(Problem description):
Return all lines that include the string "matplotlib".

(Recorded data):
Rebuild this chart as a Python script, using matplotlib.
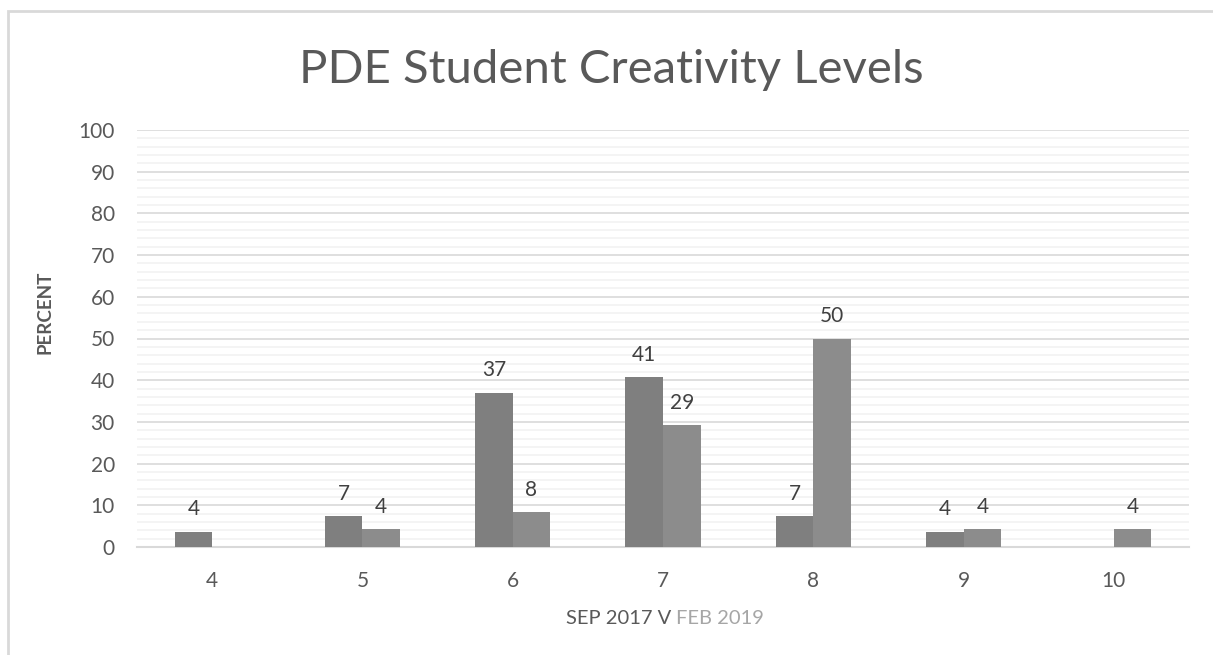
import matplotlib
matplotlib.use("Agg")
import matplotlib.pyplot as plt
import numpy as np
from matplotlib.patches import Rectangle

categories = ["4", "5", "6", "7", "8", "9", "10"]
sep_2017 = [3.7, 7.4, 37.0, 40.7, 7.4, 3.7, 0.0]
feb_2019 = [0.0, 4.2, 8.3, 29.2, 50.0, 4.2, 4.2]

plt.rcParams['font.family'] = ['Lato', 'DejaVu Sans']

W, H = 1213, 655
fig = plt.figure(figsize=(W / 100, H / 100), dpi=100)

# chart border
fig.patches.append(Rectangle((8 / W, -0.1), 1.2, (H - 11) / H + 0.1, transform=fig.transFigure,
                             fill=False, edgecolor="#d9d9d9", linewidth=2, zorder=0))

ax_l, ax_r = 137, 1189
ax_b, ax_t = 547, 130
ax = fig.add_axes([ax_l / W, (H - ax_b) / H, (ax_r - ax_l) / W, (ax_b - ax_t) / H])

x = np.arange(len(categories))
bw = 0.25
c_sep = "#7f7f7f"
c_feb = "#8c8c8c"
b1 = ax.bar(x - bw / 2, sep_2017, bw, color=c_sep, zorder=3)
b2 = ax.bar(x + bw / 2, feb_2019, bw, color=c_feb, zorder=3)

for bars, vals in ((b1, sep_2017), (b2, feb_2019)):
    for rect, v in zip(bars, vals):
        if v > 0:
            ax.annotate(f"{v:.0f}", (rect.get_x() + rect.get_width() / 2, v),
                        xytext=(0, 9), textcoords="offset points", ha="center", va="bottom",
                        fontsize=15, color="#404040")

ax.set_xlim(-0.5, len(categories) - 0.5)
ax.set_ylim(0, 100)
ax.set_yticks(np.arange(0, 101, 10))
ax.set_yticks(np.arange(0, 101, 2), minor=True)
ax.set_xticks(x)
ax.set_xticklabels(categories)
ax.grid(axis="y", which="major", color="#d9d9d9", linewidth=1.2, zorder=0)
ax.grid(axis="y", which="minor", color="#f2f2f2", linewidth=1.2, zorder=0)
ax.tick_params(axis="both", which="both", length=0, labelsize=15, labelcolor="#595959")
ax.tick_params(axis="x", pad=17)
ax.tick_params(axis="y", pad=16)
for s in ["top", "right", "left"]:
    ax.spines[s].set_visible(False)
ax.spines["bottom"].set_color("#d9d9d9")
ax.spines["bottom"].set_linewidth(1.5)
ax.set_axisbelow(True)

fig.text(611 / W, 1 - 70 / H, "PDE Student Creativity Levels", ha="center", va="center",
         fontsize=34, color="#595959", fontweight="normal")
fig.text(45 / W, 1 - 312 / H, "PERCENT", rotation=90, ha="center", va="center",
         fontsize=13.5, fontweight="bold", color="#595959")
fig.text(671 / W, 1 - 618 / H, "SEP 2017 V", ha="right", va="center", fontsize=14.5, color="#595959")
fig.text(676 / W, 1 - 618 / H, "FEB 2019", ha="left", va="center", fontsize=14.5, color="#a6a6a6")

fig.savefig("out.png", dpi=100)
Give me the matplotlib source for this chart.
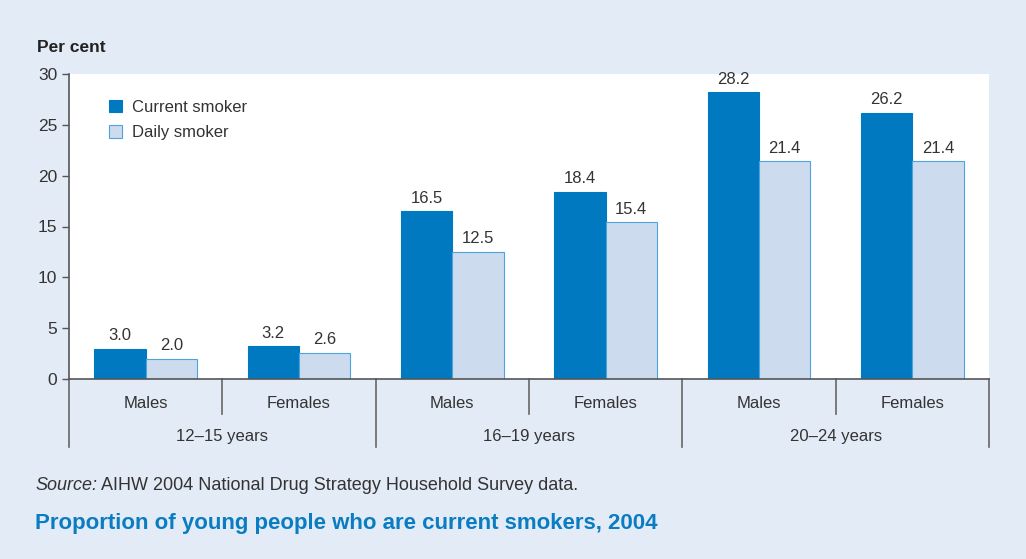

(Finished exercise):
Rebuild this chart as a Python script, using matplotlib.
import matplotlib
matplotlib.use("Agg")
import matplotlib.pyplot as plt
from matplotlib.patches import Rectangle
Give me the matplotlib source for this chart.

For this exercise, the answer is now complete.